§ **Source data**:
>> start
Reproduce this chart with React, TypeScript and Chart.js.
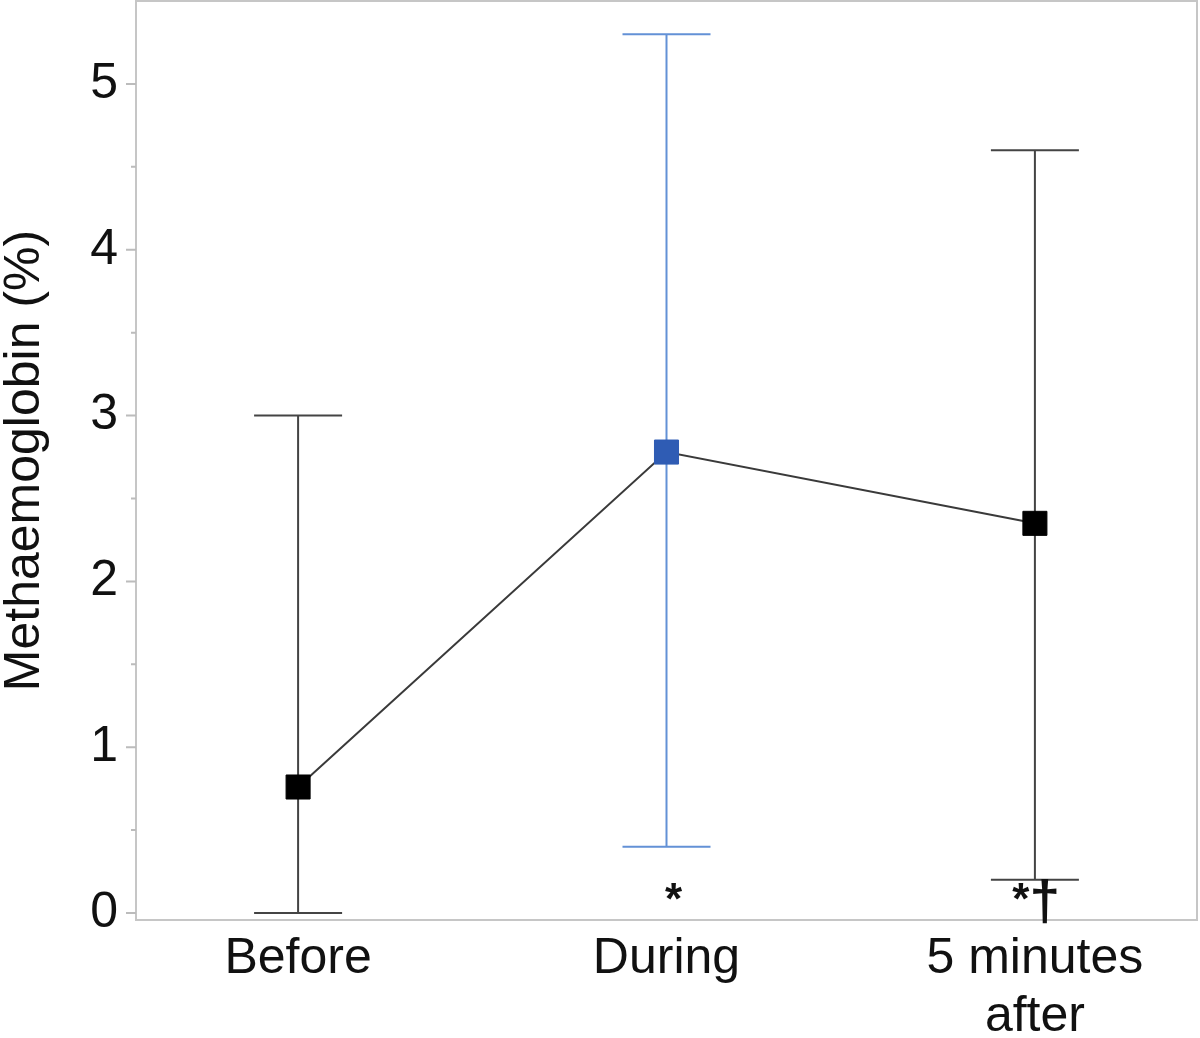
import React, { useEffect, useRef } from "react";
import { Chart, registerables } from "chart.js";

Chart.register(...registerables);

// ---- data ----
const categoryLabels: string[][] = [["Before"], ["During"], ["5 minutes", "after"]];
const means = [0.76, 2.78, 2.35];
const lowerBounds = [0.0, 0.4, 0.2];
const upperBounds = [3.0, 5.3, 4.6];
const significance = ["", "*", "*\u2020"];
const yMajorTicks = [0, 1, 2, 3, 4, 5];
const yMinorTicks = [0.5, 1.5, 2.5, 3.5, 4.5];
const yTitle = "Methaemoglobin (%)";

// ---- styles ----
const pointColors = ["#000000", "#2f5cb4", "#000000"];
const barColors = ["#444444", "#6391d6", "#444444"];
const FONT = "'Liberation Sans', Arial, Helvetica, sans-serif";
const AREA_TOP = 1;
const AREA_RIGHT = 1197;

const decorPlugin = {
  id: "decor",
  afterLayout(chart: any) {
    const a = chart.chartArea;
    a.top = AREA_TOP;
    a.right = AREA_RIGHT;
    a.width = a.right - a.left;
    a.height = a.bottom - a.top;
    const y = chart.scales.y;
    y.top = AREA_TOP;
    y.height = y.bottom - y.top;
    y.configure();
    const x = chart.scales.x;
    x.right = AREA_RIGHT;
    x.width = x.right - x.left;
    x.configure();
  },
  beforeDatasetsDraw(chart: any) {
    const { ctx, chartArea: a, scales } = chart;
    const x = scales.x;
    const y = scales.y;
    ctx.save();
    // frame
    ctx.strokeStyle = "#c6c6c6";
    ctx.lineWidth = 2;
    ctx.strokeRect(a.left, a.top, a.right - a.left, a.bottom - a.top);
    // y tick marks
    ctx.strokeStyle = "#bcbcbc";
    ctx.lineWidth = 2;
    ctx.beginPath();
    yMajorTicks.forEach((v) => {
      const py = y.getPixelForValue(v);
      ctx.moveTo(a.left - 10, py);
      ctx.lineTo(a.left, py);
    });
    yMinorTicks.forEach((v) => {
      const py = y.getPixelForValue(v);
      ctx.moveTo(a.left - 5, py);
      ctx.lineTo(a.left, py);
    });
    ctx.stroke();
    // error bars
    means.forEach((_m, i) => {
      const px = x.getPixelForValue(i);
      const top = y.getPixelForValue(upperBounds[i]);
      const bot = y.getPixelForValue(lowerBounds[i]);
      const cap = 44;
      ctx.strokeStyle = barColors[i];
      ctx.lineWidth = 2;
      ctx.beginPath();
      ctx.moveTo(px, top);
      ctx.lineTo(px, bot);
      ctx.moveTo(px - cap, top);
      ctx.lineTo(px + cap, top);
      ctx.moveTo(px - cap, bot);
      ctx.lineTo(px + cap, bot);
      ctx.stroke();
    });
    ctx.restore();
  },
  afterDatasetsDraw(chart: any) {
    const { ctx, scales } = chart;
    const x = scales.x;
    const y = scales.y;
    ctx.save();
    ctx.fillStyle = "#111111";
    ctx.textBaseline = "alphabetic";
    ctx.textAlign = "center";
    significance.forEach((s, i) => {
      if (!s) return;
      const px = x.getPixelForValue(i);
      const base = y.getPixelForValue(0) + 1;
      const chars = Array.from(s);
      if (chars.length === 1) {
        ctx.font = `bold 44px ${FONT}`;
        ctx.fillText(s, px + 7, base);
        return;
      }
      // asterisk then dagger
      ctx.font = `bold 44px ${FONT}`;
      ctx.fillText(chars[0], px - 14, base);
      ctx.font = `bold 55px ${FONT}`;
      ctx.fillText(chars[1], px + 10, base + 5);
    });
    ctx.restore();
  },
};

export default function App() {
  const canvasRef = useRef<HTMLCanvasElement | null>(null);

  useEffect(() => {
    if (!canvasRef.current) return;
    Chart.defaults.font.family = FONT;
    const chart = new Chart(canvasRef.current, {
      type: "scatter",
      data: {
        datasets: [
          {
            data: means.map((m, i) => ({ x: i, y: m })),
            showLine: true,
            borderColor: "#3a3a3a",
            borderWidth: 2,
            pointStyle: "rect",
            pointRadius: 17,
            pointHoverRadius: 17,
            pointBackgroundColor: pointColors,
            pointBorderColor: pointColors,
            pointBorderWidth: 1,
          } as any,
        ],
      },
      options: {
        animation: false,
        responsive: false,
        devicePixelRatio: 1,
        layout: { padding: { top: 1, right: 3, left: 0, bottom: 0 } },
        plugins: {
          legend: { display: false },
          tooltip: { enabled: false },
        },
        scales: {
          x: {
            type: "linear",
            min: -0.44,
            max: 2.44,
            grid: { display: false, drawTicks: false },
            border: { display: false },
            afterBuildTicks: (scale: any) => {
              scale.ticks = categoryLabels.map((_c, i) => ({ value: i }));
            },
            afterFit: (scale: any) => {
              scale.height = 118;
            },
            ticks: {
              autoSkip: false,
              maxRotation: 0,
              padding: 10,
              color: "#111111",
              font: { size: 50, lineHeight: 1.16 },
              callback: (v: any) => {
                const lbl = categoryLabels[Math.round(Number(v))];
                return lbl ? (lbl.length === 1 ? lbl[0] : lbl) : "";
              },
            },
          },
          y: {
            type: "linear",
            min: -0.042,
            max: 5.5,
            grid: { display: false, drawTicks: false },
            border: { display: false },
            afterBuildTicks: (scale: any) => {
              scale.ticks = yMajorTicks.map((v) => ({ value: v }));
            },
            afterFit: (scale: any) => {
              scale.width = 136;
            },
            ticks: {
              padding: 18,
              color: "#111111",
              font: { size: 50 },
              callback: (v: any) => String(v),
            },
            title: {
              display: true,
              text: yTitle,
              color: "#111111",
              font: { size: 50, lineHeight: 1 },
              padding: { top: 0, bottom: 0 },
            },
          },
        },
      },
      plugins: [decorPlugin],
    });
    return () => chart.destroy();
  }, []);

  return (
    <div style={{ position: "absolute", left: 0, top: 0, width: 1200, height: 1038, background: "#ffffff" }}>
      <canvas ref={canvasRef} width={1200} height={1038} style={{ width: 1200, height: 1038 }} />
    </div>
  );
}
>> end
§ **Challenge**:
Make an exact reproduction of the listing above, without any pictures.

§ **Answer to this exercise**:
Reproduce this chart with React, TypeScript and Chart.js.
import React, { useEffect, useRef } from "react";
import { Chart, registerables } from "chart.js";

Chart.register(...registerables);

// ---- data ----
const categoryLabels: string[][] = [["Before"], ["During"], ["5 minutes", "after"]];
const means = [0.76, 2.78, 2.35];
const lowerBounds = [0.0, 0.4, 0.2];
const upperBounds = [3.0, 5.3, 4.6];
const significance = ["", "*", "*\u2020"];
const yMajorTicks = [0, 1, 2, 3, 4, 5];
const yMinorTicks = [0.5, 1.5, 2.5, 3.5, 4.5];
const yTitle = "Methaemoglobin (%)";

// ---- styles ----
const pointColors = ["#000000", "#2f5cb4", "#000000"];
const barColors = ["#444444", "#6391d6", "#444444"];
const FONT = "'Liberation Sans', Arial, Helvetica, sans-serif";
const AREA_TOP = 1;
const AREA_RIGHT = 1197;

const decorPlugin = {
  id: "decor",
  afterLayout(chart: any) {
    const a = chart.chartArea;
    a.top = AREA_TOP;
    a.right = AREA_RIGHT;
    a.width = a.right - a.left;
    a.height = a.bottom - a.top;
    const y = chart.scales.y;
    y.top = AREA_TOP;
    y.height = y.bottom - y.top;
    y.configure();
    const x = chart.scales.x;
    x.right = AREA_RIGHT;
    x.width = x.right - x.left;
    x.configure();
  },
  beforeDatasetsDraw(chart: any) {
    const { ctx, chartArea: a, scales } = chart;
    const x = scales.x;
    const y = scales.y;
    ctx.save();
    // frame
    ctx.strokeStyle = "#c6c6c6";
    ctx.lineWidth = 2;
    ctx.strokeRect(a.left, a.top, a.right - a.left, a.bottom - a.top);
    // y tick marks
    ctx.strokeStyle = "#bcbcbc";
    ctx.lineWidth = 2;
    ctx.beginPath();
    yMajorTicks.forEach((v) => {
      const py = y.getPixelForValue(v);
      ctx.moveTo(a.left - 10, py);
      ctx.lineTo(a.left, py);
    });
    yMinorTicks.forEach((v) => {
      const py = y.getPixelForValue(v);
      ctx.moveTo(a.left - 5, py);
      ctx.lineTo(a.left, py);
    });
    ctx.stroke();
    // error bars
    means.forEach((_m, i) => {
      const px = x.getPixelForValue(i);
      const top = y.getPixelForValue(upperBounds[i]);
      const bot = y.getPixelForValue(lowerBounds[i]);
      const cap = 44;
      ctx.strokeStyle = barColors[i];
      ctx.lineWidth = 2;
      ctx.beginPath();
      ctx.moveTo(px, top);
      ctx.lineTo(px, bot);
      ctx.moveTo(px - cap, top);
      ctx.lineTo(px + cap, top);
      ctx.moveTo(px - cap, bot);
      ctx.lineTo(px + cap, bot);
      ctx.stroke();
    });
    ctx.restore();
  },
  afterDatasetsDraw(chart: any) {
    const { ctx, scales } = chart;
    const x = scales.x;
    const y = scales.y;
    ctx.save();
    ctx.fillStyle = "#111111";
    ctx.textBaseline = "alphabetic";
    ctx.textAlign = "center";
    significance.forEach((s, i) => {
      if (!s) return;
      const px = x.getPixelForValue(i);
      const base = y.getPixelForValue(0) + 1;
      const chars = Array.from(s);
      if (chars.length === 1) {
        ctx.font = `bold 44px ${FONT}`;
        ctx.fillText(s, px + 7, base);
        return;
      }
      // asterisk then dagger
      ctx.font = `bold 44px ${FONT}`;
      ctx.fillText(chars[0], px - 14, base);
      ctx.font = `bold 55px ${FONT}`;
      ctx.fillText(chars[1], px + 10, base + 5);
    });
    ctx.restore();
  },
};

export default function App() {
  const canvasRef = useRef<HTMLCanvasElement | null>(null);

  useEffect(() => {
    if (!canvasRef.current) return;
    Chart.defaults.font.family = FONT;
    const chart = new Chart(canvasRef.current, {
      type: "scatter",
      data: {
        datasets: [
          {
            data: means.map((m, i) => ({ x: i, y: m })),
            showLine: true,
            borderColor: "#3a3a3a",
            borderWidth: 2,
            pointStyle: "rect",
            pointRadius: 17,
            pointHoverRadius: 17,
            pointBackgroundColor: pointColors,
            pointBorderColor: pointColors,
            pointBorderWidth: 1,
          } as any,
        ],
      },
      options: {
        animation: false,
        responsive: false,
        devicePixelRatio: 1,
        layout: { padding: { top: 1, right: 3, left: 0, bottom: 0 } },
        plugins: {
          legend: { display: false },
          tooltip: { enabled: false },
        },
        scales: {
          x: {
            type: "linear",
            min: -0.44,
            max: 2.44,
            grid: { display: false, drawTicks: false },
            border: { display: false },
            afterBuildTicks: (scale: any) => {
              scale.ticks = categoryLabels.map((_c, i) => ({ value: i }));
            },
            afterFit: (scale: any) => {
              scale.height = 118;
            },
            ticks: {
              autoSkip: false,
              maxRotation: 0,
              padding: 10,
              color: "#111111",
              font: { size: 50, lineHeight: 1.16 },
              callback: (v: any) => {
                const lbl = categoryLabels[Math.round(Number(v))];
                return lbl ? (lbl.length === 1 ? lbl[0] : lbl) : "";
              },
            },
          },
          y: {
            type: "linear",
            min: -0.042,
            max: 5.5,
            grid: { display: false, drawTicks: false },
            border: { display: false },
            afterBuildTicks: (scale: any) => {
              scale.ticks = yMajorTicks.map((v) => ({ value: v }));
            },
            afterFit: (scale: any) => {
              scale.width = 136;
            },
            ticks: {
              padding: 18,
              color: "#111111",
              font: { size: 50 },
              callback: (v: any) => String(v),
            },
            title: {
              display: true,
              text: yTitle,
              color: "#111111",
              font: { size: 50, lineHeight: 1 },
              padding: { top: 0, bottom: 0 },
            },
          },
        },
      },
      plugins: [decorPlugin],
    });
    return () => chart.destroy();
  }, []);

  return (
    <div style={{ position: "absolute", left: 0, top: 0, width: 1200, height: 1038, background: "#ffffff" }}>
      <canvas ref={canvasRef} width={1200} height={1038} style={{ width: 1200, height: 1038 }} />
    </div>
  );
}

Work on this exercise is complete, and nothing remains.